Short exercise →
Reproduce exactly the lines below, from the first one through the line containing "import matplotlib.pyplot as plt", and omit any pictures.

Available data →
○ ○ ○

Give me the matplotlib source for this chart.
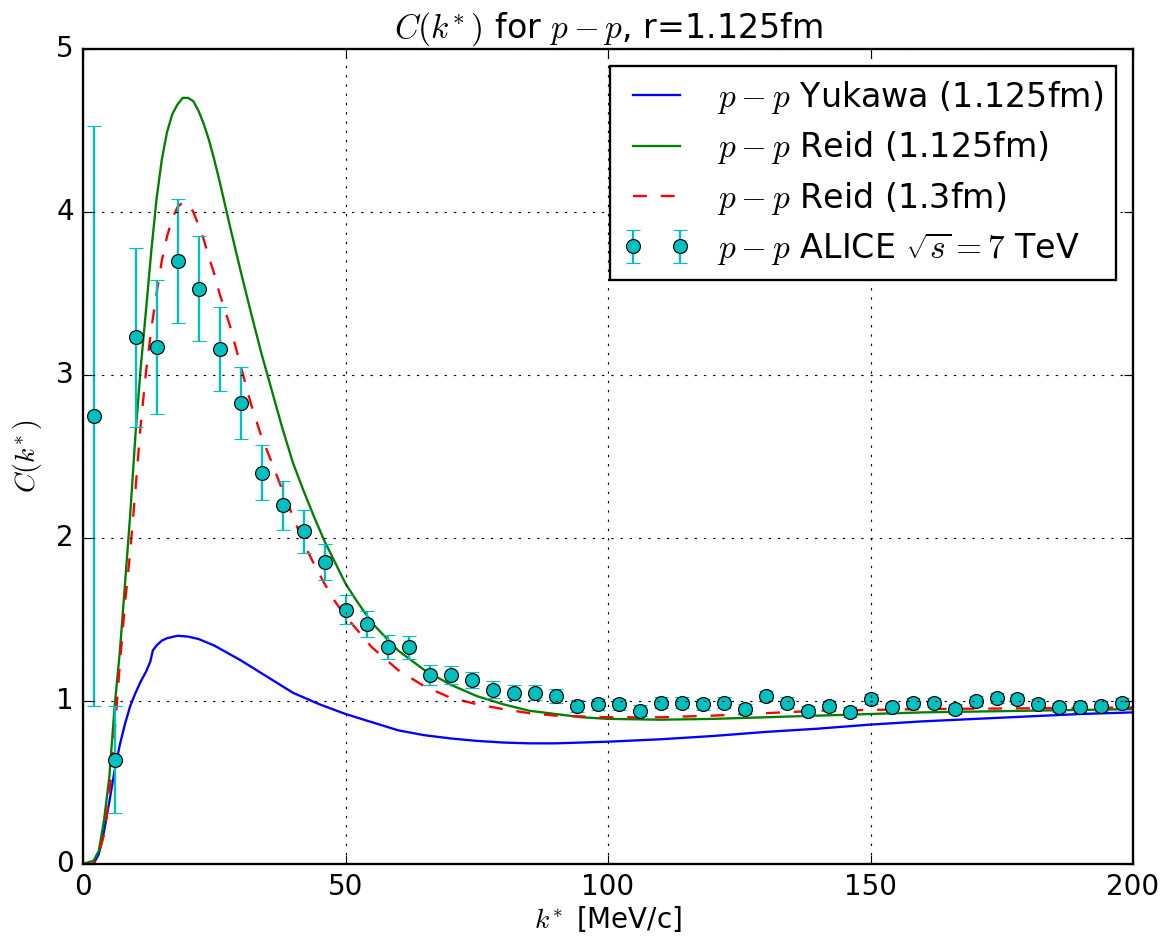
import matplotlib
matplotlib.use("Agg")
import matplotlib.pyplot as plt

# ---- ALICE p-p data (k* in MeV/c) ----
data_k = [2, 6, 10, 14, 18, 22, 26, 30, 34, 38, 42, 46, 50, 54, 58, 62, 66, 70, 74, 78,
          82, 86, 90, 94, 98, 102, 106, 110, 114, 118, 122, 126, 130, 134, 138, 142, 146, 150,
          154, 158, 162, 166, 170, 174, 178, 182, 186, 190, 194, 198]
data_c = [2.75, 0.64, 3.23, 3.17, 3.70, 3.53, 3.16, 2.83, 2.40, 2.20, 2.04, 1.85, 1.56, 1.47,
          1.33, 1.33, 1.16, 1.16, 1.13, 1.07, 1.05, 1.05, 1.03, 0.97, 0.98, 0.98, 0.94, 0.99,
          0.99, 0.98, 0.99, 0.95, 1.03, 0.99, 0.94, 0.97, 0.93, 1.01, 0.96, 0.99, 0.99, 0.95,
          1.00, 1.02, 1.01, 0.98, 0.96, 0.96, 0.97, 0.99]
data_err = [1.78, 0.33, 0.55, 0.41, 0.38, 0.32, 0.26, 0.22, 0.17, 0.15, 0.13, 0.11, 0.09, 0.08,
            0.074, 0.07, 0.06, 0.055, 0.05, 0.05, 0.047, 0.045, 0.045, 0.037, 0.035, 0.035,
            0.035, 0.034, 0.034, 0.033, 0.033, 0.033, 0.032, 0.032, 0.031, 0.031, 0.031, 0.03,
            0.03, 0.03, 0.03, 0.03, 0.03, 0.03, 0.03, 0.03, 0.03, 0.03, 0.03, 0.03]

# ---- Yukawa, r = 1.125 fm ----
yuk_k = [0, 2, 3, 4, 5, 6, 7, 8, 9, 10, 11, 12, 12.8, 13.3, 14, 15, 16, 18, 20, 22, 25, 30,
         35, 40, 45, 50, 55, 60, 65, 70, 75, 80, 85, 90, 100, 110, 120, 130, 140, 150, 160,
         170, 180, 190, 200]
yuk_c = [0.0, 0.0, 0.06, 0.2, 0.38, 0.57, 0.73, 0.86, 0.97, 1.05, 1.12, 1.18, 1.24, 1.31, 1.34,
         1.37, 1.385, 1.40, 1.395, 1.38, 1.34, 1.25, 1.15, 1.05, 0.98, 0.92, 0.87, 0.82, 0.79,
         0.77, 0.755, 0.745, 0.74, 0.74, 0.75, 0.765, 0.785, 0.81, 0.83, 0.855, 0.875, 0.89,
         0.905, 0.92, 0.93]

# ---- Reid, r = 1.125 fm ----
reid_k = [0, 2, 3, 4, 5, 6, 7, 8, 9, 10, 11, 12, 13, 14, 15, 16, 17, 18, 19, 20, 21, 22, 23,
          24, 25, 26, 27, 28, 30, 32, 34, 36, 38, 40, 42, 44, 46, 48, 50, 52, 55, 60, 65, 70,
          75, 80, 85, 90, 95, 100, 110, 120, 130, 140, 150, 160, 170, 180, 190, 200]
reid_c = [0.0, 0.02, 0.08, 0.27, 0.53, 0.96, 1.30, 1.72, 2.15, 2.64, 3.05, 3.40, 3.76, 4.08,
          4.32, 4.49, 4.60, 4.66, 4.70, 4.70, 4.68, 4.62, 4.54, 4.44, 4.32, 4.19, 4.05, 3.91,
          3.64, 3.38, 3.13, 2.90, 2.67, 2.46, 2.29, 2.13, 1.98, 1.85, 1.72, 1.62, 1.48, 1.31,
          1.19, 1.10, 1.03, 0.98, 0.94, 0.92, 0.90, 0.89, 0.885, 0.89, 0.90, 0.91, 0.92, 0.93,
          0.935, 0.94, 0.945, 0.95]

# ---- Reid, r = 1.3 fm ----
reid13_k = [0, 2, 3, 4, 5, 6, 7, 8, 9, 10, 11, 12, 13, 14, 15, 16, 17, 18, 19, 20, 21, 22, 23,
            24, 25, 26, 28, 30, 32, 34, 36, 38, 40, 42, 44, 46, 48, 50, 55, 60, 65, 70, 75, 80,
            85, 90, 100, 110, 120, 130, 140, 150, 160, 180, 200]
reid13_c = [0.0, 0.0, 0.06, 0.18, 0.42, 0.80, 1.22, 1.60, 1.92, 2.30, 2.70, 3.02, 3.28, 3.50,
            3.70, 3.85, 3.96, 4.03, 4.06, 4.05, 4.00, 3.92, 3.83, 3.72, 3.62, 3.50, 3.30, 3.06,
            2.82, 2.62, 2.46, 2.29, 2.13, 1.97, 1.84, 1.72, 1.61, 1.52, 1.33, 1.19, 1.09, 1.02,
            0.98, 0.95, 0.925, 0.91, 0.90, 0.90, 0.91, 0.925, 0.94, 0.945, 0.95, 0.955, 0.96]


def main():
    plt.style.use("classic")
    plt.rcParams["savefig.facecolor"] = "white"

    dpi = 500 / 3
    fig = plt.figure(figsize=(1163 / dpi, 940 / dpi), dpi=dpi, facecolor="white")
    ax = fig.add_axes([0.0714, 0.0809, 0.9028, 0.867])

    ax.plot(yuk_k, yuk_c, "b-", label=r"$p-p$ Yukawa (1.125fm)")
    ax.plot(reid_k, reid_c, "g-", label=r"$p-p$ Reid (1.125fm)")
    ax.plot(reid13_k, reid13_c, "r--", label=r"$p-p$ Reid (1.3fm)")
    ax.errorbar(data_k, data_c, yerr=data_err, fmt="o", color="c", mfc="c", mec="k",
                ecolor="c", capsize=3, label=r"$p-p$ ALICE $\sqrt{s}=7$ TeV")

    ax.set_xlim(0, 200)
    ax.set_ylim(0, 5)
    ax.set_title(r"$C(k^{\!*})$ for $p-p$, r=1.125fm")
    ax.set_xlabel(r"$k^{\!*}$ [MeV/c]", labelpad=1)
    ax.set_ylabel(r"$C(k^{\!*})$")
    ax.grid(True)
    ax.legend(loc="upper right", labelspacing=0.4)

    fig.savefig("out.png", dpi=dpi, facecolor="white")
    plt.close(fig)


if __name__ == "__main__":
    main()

○ ○ ○

Finished task →
Give me the matplotlib source for this chart.
import matplotlib
matplotlib.use("Agg")
import matplotlib.pyplot as plt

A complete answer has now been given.